Students and teachers also weighed in:
- “Theater is a big part of my life. Without it, I don’t know that I would be happy. It is my passion, and what I intend to pursue. With all the hardships that come with high school and home life, rehearsals and being on stage is a safe space,” said Esme Mitchell, a Freshman at Curtis High School in Staten Island. “There is nothing that compares to that feeling of being able to present the hard work of you and your cast live on a stage. Not only that, but being able to collaborate and learn from professional performers, with opportunities such as the Shubert Festival is truly amazing and inspiring. I hope that this program remains next year.”
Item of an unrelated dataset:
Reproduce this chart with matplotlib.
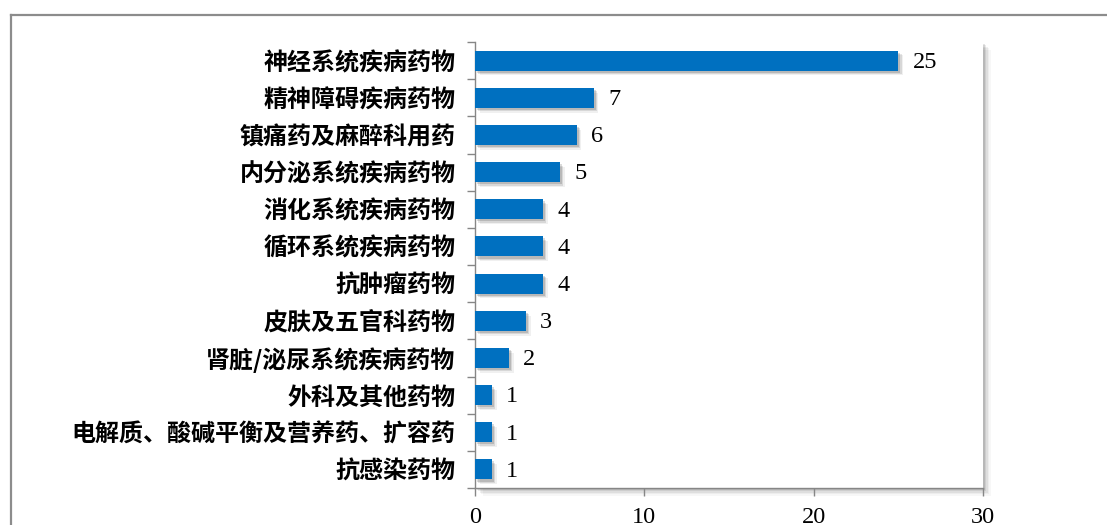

- “Arts education is important for every child to have, whether or not they want to pursue it as a career,” said Ella Rosewood, Dance Teacher at I.S. 347 School of Humanities in Bushwick. “Having the opportunity to see themselves as a performer boosts their confidence, and that in turn translates into the classroom and into other parts of their life. Dance and the arts complete the whole child.”
- “Our school thrives on the arts,” said Rachel McCaulsky, Arts Coordinator at P396K in Brownsville. “The arts are not only an outlet for our students, it is something that carries across all aspects of their lives. In our school, arts education is not just a single class during the day, it’s embedded into our entire curriculum as it’s a way to tap into each child’s different learning style.”